Input:
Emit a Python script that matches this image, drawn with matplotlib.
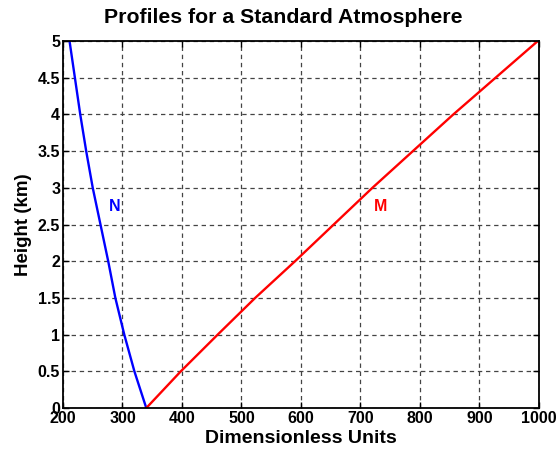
import matplotlib
matplotlib.use("Agg")
import matplotlib.pyplot as plt

plt.rcParams["font.family"] = ["Liberation Sans", "DejaVu Sans"]
plt.rcParams["font.weight"] = "bold"

# heights (km) and profiles
height = [0, 0.5, 1, 1.5, 2, 2.5, 3, 3.5, 4, 4.5, 5]
n_vals = [340, 320, 303, 288, 276, 263, 250, 239, 229, 220, 211]
m_vals = [340, 398, 460, 523, 590, 655, 720, 788, 856, 927, 998]

x_ticks = [200, 300, 400, 500, 600, 700, 800, 900, 1000]
y_ticks = [0, 0.5, 1, 1.5, 2, 2.5, 3, 3.5, 4, 4.5, 5]
y_labels = ["0", "0.5", "1", "1.5", "2", "2.5", "3", "3.5", "4", "4.5", "5"]

fig = plt.figure(figsize=(5.56, 4.51), dpi=100)
ax = fig.add_axes([0.1133, 0.0953, 0.8561, 0.8137])

ax.plot(n_vals, height, color="#0000ff", lw=1.7)
ax.plot(m_vals, height, color="#ff0000", lw=1.7)
ax.text(287, 2.74, "N", color="#0000ff", fontsize=11.5, fontweight="bold",
        ha="center", va="center")
ax.text(734, 2.74, "M", color="#ff0000", fontsize=11.5, fontweight="bold",
        ha="center", va="center")

ax.set_xlim(200, 1000)
ax.set_ylim(0, 5)
ax.set_xticks(x_ticks)
ax.set_yticks(y_ticks)
ax.set_yticklabels(y_labels)
ax.tick_params(direction="in", top=True, right=True, length=4, width=1,
               labelsize=11.5, pad=2)
for lab in ax.get_xticklabels() + ax.get_yticklabels():
    lab.set_fontweight("bold")
ax.grid(True, color="#444444", linestyle=(0, (3.5, 3)), lw=0.9)
for sp in ax.spines.values():
    sp.set_linewidth(1.3)

ax.set_title("Profiles for a Standard Atmosphere", fontsize=15.3,
             fontweight="bold", pad=13, x=0.463)
ax.set_xlabel("Dimensionless Units", fontsize=14, fontweight="bold", labelpad=3)
ax.set_ylabel("Height (km)", fontsize=13.5, fontweight="bold", labelpad=4)

fig.savefig("out.png", dpi=100)
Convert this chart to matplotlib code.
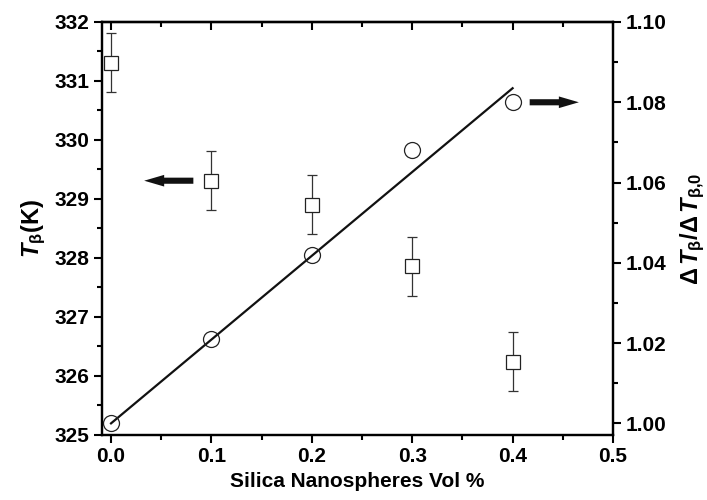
import matplotlib
matplotlib.use("Agg")
import matplotlib.pyplot as plt
from matplotlib.ticker import MultipleLocator, FormatStrFormatter

plt.rcParams['font.family'] = ['Liberation Sans', 'DejaVu Sans']
plt.rcParams['font.weight'] = 'bold'
plt.rcParams['mathtext.fontset'] = 'custom'
plt.rcParams['mathtext.rm'] = 'Liberation Sans:bold'
plt.rcParams['mathtext.it'] = 'Liberation Sans:bold:italic'
plt.rcParams['mathtext.bf'] = 'Liberation Sans:bold'

# Data
vol = [0.0, 0.1, 0.2, 0.3, 0.4]
t_beta = [331.31, 329.31, 328.90, 327.86, 326.24]
t_err = [0.5, 0.5, 0.5, 0.5, 0.5]
ratio = [1.000, 1.021, 1.042, 1.068, 1.080]
fit_x = [0.0, 0.4]
fit_y = [1.000, 1.0835]

fig = plt.figure(figsize=(7.07, 5.0), dpi=100)
ax = fig.add_axes([102/707, 65/500, 511/707, 413/500])
ax2 = ax.twinx()

ax.errorbar(vol, t_beta, yerr=t_err, fmt='s', ms=10, mfc='white', mec='#222222',
            mew=0.9, ecolor='#333333', elinewidth=0.9, capsize=3.5, capthick=0.9, zorder=3)
ax2.plot(fit_x, fit_y, color='#111111', lw=1.6, zorder=2)
ax2.plot(vol, ratio, 'o', ms=11.5, mfc='none', mec='#222222', mew=0.9, zorder=3)

ax.set_xlim(-0.009, 0.5)
ax.set_ylim(325, 332)
ax2.set_ylim(0.9971, 1.1)

# arrows
astyle = 'simple,head_length=0.72,head_width=0.42,tail_width=0.22'
ax.annotate('', xy=(0.033, 329.31), xytext=(0.082, 329.31),
            arrowprops=dict(arrowstyle=astyle, mutation_scale=20, lw=0,
                            fc='#111111', ec='none', shrinkA=0, shrinkB=0))
ax2.annotate('', xy=(0.466, 1.08), xytext=(0.417, 1.08),
             arrowprops=dict(arrowstyle=astyle, mutation_scale=20, lw=0,
                             fc='#111111', ec='none', shrinkA=0, shrinkB=0))

ax.xaxis.set_major_locator(MultipleLocator(0.1))
ax.xaxis.set_minor_locator(MultipleLocator(0.05))
ax.xaxis.set_major_formatter(FormatStrFormatter('%.1f'))
ax.yaxis.set_major_locator(MultipleLocator(1))
ax.yaxis.set_minor_locator(MultipleLocator(0.5))
ax2.yaxis.set_major_locator(MultipleLocator(0.02))
ax2.yaxis.set_minor_locator(MultipleLocator(0.01))
ax2.yaxis.set_major_formatter(FormatStrFormatter('%.2f'))

for a in (ax, ax2):
    for s in a.spines.values():
        s.set_linewidth(1.6)
    a.tick_params(which='major', direction='out', length=6, width=1.5, labelsize=15, pad=3)
    a.tick_params(which='minor', direction='out', length=3.5, width=1.5)

sec = ax.secondary_xaxis('top')
sec.xaxis.set_major_locator(MultipleLocator(0.1))
sec.xaxis.set_minor_locator(MultipleLocator(0.05))
sec.tick_params(which='major', direction='in', length=6, width=1.5, labeltop=False)
sec.tick_params(which='minor', direction='in', length=3.5, width=1.5)
sec.spines['top'].set_linewidth(1.6)

ax.set_xlabel('Silica Nanospheres Vol %', fontsize=15, fontweight='bold', labelpad=4)
ax.set_ylabel(r'$T_{\mathrm{\beta}}$(K)', fontsize=17, fontweight='bold', labelpad=5)
ax2.set_ylabel(r'$\mathrm{\Delta}\,T_{\mathrm{\beta}}/\mathrm{\Delta}\,T_{\mathrm{\beta{,}0}}$',
               fontsize=17, fontweight='bold', labelpad=9)

fig.savefig('out.png', dpi=100)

What is expected: Copy each line in full and exactly, omitting any picture.

Task solution:
Emit a Python script that matches this image, drawn with matplotlib.
import matplotlib
matplotlib.use("Agg")
import matplotlib.pyplot as plt

plt.rcParams["font.family"] = ["Liberation Sans", "DejaVu Sans"]
plt.rcParams["font.weight"] = "bold"

# heights (km) and profiles
height = [0, 0.5, 1, 1.5, 2, 2.5, 3, 3.5, 4, 4.5, 5]
n_vals = [340, 320, 303, 288, 276, 263, 250, 239, 229, 220, 211]
m_vals = [340, 398, 460, 523, 590, 655, 720, 788, 856, 927, 998]

x_ticks = [200, 300, 400, 500, 600, 700, 800, 900, 1000]
y_ticks = [0, 0.5, 1, 1.5, 2, 2.5, 3, 3.5, 4, 4.5, 5]
y_labels = ["0", "0.5", "1", "1.5", "2", "2.5", "3", "3.5", "4", "4.5", "5"]

fig = plt.figure(figsize=(5.56, 4.51), dpi=100)
ax = fig.add_axes([0.1133, 0.0953, 0.8561, 0.8137])

ax.plot(n_vals, height, color="#0000ff", lw=1.7)
ax.plot(m_vals, height, color="#ff0000", lw=1.7)
ax.text(287, 2.74, "N", color="#0000ff", fontsize=11.5, fontweight="bold",
        ha="center", va="center")
ax.text(734, 2.74, "M", color="#ff0000", fontsize=11.5, fontweight="bold",
        ha="center", va="center")

ax.set_xlim(200, 1000)
ax.set_ylim(0, 5)
ax.set_xticks(x_ticks)
ax.set_yticks(y_ticks)
ax.set_yticklabels(y_labels)
ax.tick_params(direction="in", top=True, right=True, length=4, width=1,
               labelsize=11.5, pad=2)
for lab in ax.get_xticklabels() + ax.get_yticklabels():
    lab.set_fontweight("bold")
ax.grid(True, color="#444444", linestyle=(0, (3.5, 3)), lw=0.9)
for sp in ax.spines.values():
    sp.set_linewidth(1.3)

ax.set_title("Profiles for a Standard Atmosphere", fontsize=15.3,
             fontweight="bold", pad=13, x=0.463)
ax.set_xlabel("Dimensionless Units", fontsize=14, fontweight="bold", labelpad=3)
ax.set_ylabel("Height (km)", fontsize=13.5, fontweight="bold", labelpad=4)

fig.savefig("out.png", dpi=100)
Convert this chart to matplotlib code.
import matplotlib
matplotlib.use("Agg")
import matplotlib.pyplot as plt
from matplotlib.ticker import MultipleLocator, FormatStrFormatter

plt.rcParams['font.family'] = ['Liberation Sans', 'DejaVu Sans']
plt.rcParams['font.weight'] = 'bold'
plt.rcParams['mathtext.fontset'] = 'custom'
plt.rcParams['mathtext.rm'] = 'Liberation Sans:bold'
plt.rcParams['mathtext.it'] = 'Liberation Sans:bold:italic'
plt.rcParams['mathtext.bf'] = 'Liberation Sans:bold'

# Data
vol = [0.0, 0.1, 0.2, 0.3, 0.4]
t_beta = [331.31, 329.31, 328.90, 327.86, 326.24]
t_err = [0.5, 0.5, 0.5, 0.5, 0.5]
ratio = [1.000, 1.021, 1.042, 1.068, 1.080]
fit_x = [0.0, 0.4]
fit_y = [1.000, 1.0835]

fig = plt.figure(figsize=(7.07, 5.0), dpi=100)
ax = fig.add_axes([102/707, 65/500, 511/707, 413/500])
ax2 = ax.twinx()

ax.errorbar(vol, t_beta, yerr=t_err, fmt='s', ms=10, mfc='white', mec='#222222',
            mew=0.9, ecolor='#333333', elinewidth=0.9, capsize=3.5, capthick=0.9, zorder=3)
ax2.plot(fit_x, fit_y, color='#111111', lw=1.6, zorder=2)
ax2.plot(vol, ratio, 'o', ms=11.5, mfc='none', mec='#222222', mew=0.9, zorder=3)

ax.set_xlim(-0.009, 0.5)
ax.set_ylim(325, 332)
ax2.set_ylim(0.9971, 1.1)

# arrows
astyle = 'simple,head_length=0.72,head_width=0.42,tail_width=0.22'
ax.annotate('', xy=(0.033, 329.31), xytext=(0.082, 329.31),
            arrowprops=dict(arrowstyle=astyle, mutation_scale=20, lw=0,
                            fc='#111111', ec='none', shrinkA=0, shrinkB=0))
ax2.annotate('', xy=(0.466, 1.08), xytext=(0.417, 1.08),
             arrowprops=dict(arrowstyle=astyle, mutation_scale=20, lw=0,
                             fc='#111111', ec='none', shrinkA=0, shrinkB=0))

ax.xaxis.set_major_locator(MultipleLocator(0.1))
ax.xaxis.set_minor_locator(MultipleLocator(0.05))
ax.xaxis.set_major_formatter(FormatStrFormatter('%.1f'))
ax.yaxis.set_major_locator(MultipleLocator(1))
ax.yaxis.set_minor_locator(MultipleLocator(0.5))
ax2.yaxis.set_major_locator(MultipleLocator(0.02))
ax2.yaxis.set_minor_locator(MultipleLocator(0.01))
ax2.yaxis.set_major_formatter(FormatStrFormatter('%.2f'))

for a in (ax, ax2):
    for s in a.spines.values():
        s.set_linewidth(1.6)
    a.tick_params(which='major', direction='out', length=6, width=1.5, labelsize=15, pad=3)
    a.tick_params(which='minor', direction='out', length=3.5, width=1.5)

sec = ax.secondary_xaxis('top')
sec.xaxis.set_major_locator(MultipleLocator(0.1))
sec.xaxis.set_minor_locator(MultipleLocator(0.05))
sec.tick_params(which='major', direction='in', length=6, width=1.5, labeltop=False)
sec.tick_params(which='minor', direction='in', length=3.5, width=1.5)
sec.spines['top'].set_linewidth(1.6)

ax.set_xlabel('Silica Nanospheres Vol %', fontsize=15, fontweight='bold', labelpad=4)
ax.set_ylabel(r'$T_{\mathrm{\beta}}$(K)', fontsize=17, fontweight='bold', labelpad=5)
ax2.set_ylabel(r'$\mathrm{\Delta}\,T_{\mathrm{\beta}}/\mathrm{\Delta}\,T_{\mathrm{\beta{,}0}}$',
               fontsize=17, fontweight='bold', labelpad=9)

fig.savefig('out.png', dpi=100)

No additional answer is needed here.